**Problem to solve**
Using the listing below, copy every line that mentions "React".

━━ Record list ━━

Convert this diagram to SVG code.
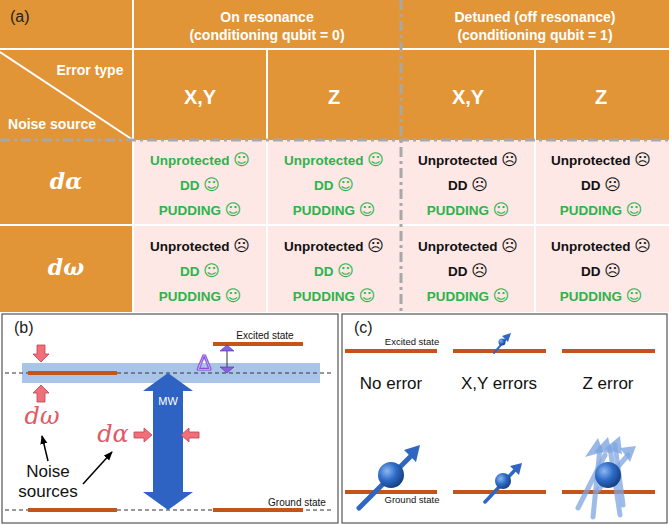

━━━
━━ Record list ━━

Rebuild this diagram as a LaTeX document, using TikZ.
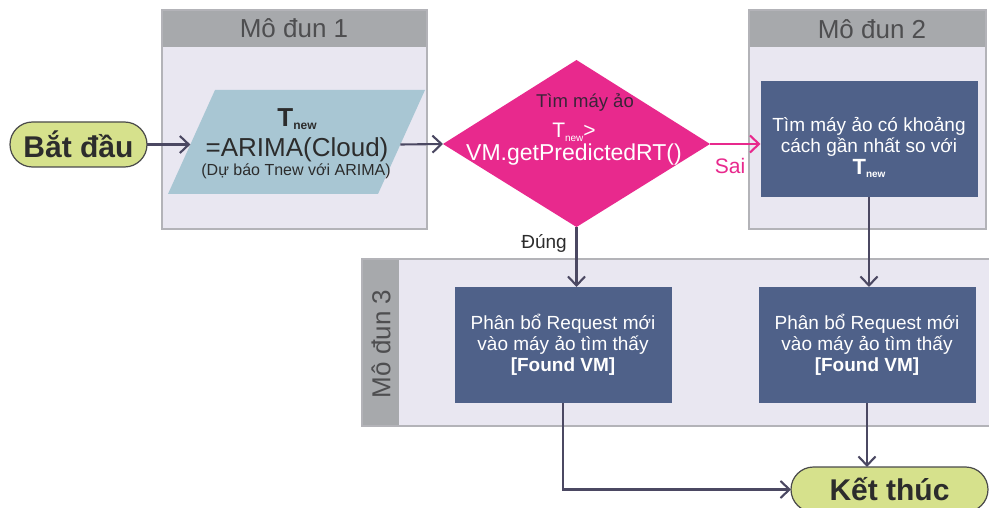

━━━
━━ Record list ━━

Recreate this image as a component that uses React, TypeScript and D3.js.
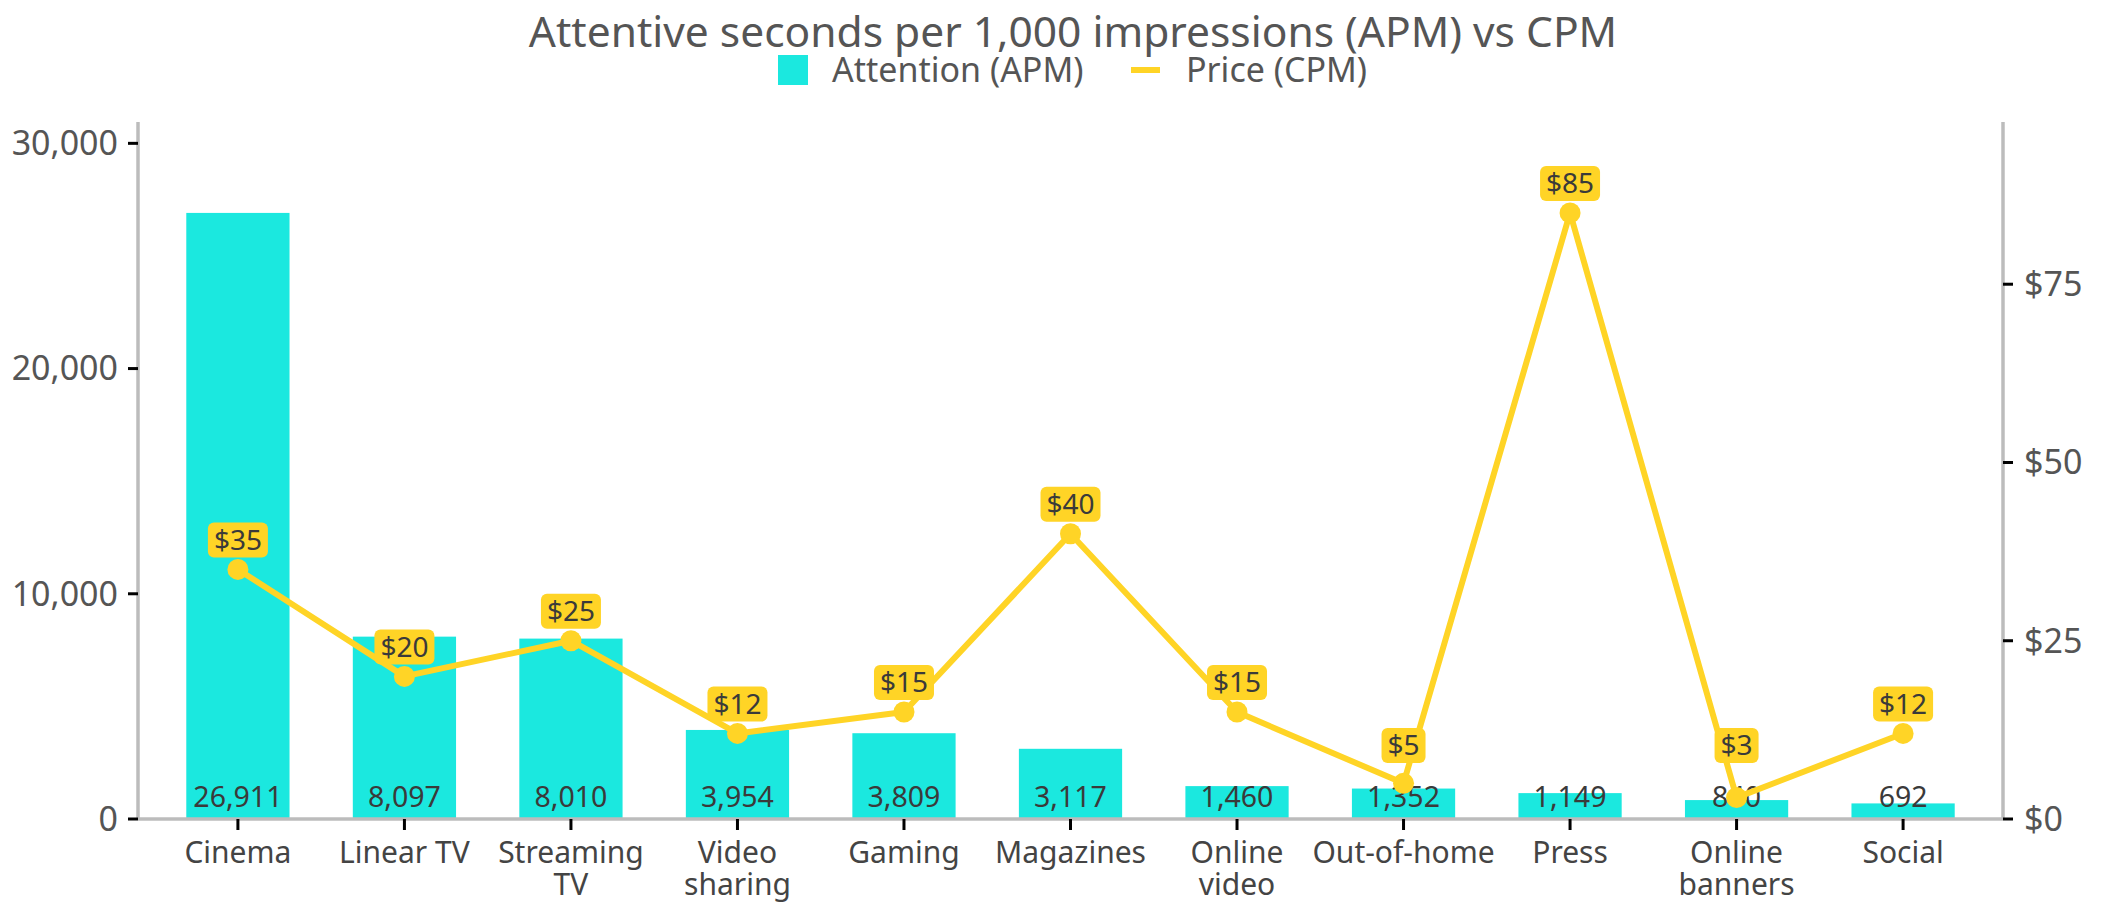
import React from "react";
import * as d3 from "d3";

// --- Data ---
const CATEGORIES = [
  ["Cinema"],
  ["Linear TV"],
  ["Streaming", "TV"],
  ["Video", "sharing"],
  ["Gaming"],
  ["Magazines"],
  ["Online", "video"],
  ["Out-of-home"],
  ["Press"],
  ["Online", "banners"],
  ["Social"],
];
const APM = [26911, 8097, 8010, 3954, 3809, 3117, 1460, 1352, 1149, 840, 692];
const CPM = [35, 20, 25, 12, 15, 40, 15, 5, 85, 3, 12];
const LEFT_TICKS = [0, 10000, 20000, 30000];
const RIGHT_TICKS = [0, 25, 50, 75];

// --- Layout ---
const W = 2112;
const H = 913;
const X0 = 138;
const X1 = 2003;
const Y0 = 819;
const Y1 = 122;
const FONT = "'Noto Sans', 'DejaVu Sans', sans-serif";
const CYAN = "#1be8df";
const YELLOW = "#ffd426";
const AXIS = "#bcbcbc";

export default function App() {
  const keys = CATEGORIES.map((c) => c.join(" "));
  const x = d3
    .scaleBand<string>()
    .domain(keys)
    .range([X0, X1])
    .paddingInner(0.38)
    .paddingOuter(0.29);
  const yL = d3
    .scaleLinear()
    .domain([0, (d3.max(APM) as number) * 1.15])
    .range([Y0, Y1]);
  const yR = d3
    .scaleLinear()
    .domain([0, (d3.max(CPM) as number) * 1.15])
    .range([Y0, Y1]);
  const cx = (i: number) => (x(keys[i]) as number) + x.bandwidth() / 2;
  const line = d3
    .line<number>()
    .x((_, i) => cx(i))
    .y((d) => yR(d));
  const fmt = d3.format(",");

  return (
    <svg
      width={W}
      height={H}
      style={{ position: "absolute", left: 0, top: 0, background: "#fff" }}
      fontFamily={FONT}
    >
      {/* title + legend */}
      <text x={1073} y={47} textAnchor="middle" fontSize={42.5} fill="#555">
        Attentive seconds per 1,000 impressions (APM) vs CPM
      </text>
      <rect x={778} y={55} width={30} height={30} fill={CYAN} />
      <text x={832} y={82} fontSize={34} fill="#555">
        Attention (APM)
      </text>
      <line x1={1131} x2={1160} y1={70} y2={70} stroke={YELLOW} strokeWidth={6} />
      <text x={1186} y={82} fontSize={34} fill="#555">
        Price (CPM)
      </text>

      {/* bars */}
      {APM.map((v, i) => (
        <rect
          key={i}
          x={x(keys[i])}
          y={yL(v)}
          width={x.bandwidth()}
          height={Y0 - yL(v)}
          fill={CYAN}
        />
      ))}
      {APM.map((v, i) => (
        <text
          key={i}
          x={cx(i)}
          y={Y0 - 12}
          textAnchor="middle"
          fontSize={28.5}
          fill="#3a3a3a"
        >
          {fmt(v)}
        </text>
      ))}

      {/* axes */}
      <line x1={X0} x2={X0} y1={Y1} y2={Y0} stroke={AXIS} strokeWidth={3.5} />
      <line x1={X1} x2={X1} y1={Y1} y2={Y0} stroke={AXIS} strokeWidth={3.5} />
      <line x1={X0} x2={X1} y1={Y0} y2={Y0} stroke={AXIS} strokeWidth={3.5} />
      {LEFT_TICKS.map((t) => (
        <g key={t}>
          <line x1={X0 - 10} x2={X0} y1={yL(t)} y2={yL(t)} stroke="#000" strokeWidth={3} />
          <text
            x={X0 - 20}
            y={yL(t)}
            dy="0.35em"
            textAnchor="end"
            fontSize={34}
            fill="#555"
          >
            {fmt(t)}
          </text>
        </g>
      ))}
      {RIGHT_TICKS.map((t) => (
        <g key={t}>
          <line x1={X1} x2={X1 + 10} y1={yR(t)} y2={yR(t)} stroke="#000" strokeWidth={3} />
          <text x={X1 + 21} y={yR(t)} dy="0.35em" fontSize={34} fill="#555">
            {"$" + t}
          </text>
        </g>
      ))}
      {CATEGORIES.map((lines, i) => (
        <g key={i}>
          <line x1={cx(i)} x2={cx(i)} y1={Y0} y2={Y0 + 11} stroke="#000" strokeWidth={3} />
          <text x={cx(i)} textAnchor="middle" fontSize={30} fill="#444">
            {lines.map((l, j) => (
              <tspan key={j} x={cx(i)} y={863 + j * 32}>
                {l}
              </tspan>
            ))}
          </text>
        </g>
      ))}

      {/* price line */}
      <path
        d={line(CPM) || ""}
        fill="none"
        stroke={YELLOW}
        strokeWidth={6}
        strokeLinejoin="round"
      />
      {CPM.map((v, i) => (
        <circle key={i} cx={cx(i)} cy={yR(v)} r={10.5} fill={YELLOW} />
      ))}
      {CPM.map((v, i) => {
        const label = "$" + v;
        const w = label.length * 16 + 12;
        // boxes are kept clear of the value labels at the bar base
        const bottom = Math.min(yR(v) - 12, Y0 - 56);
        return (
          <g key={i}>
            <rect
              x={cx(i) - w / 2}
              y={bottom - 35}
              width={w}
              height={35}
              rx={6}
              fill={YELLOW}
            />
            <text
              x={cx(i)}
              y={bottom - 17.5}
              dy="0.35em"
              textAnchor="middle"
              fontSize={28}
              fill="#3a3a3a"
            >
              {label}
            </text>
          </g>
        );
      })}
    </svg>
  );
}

━━━

**Final result**
Recreate this image as a component that uses React, TypeScript and D3.js.
import React from "react";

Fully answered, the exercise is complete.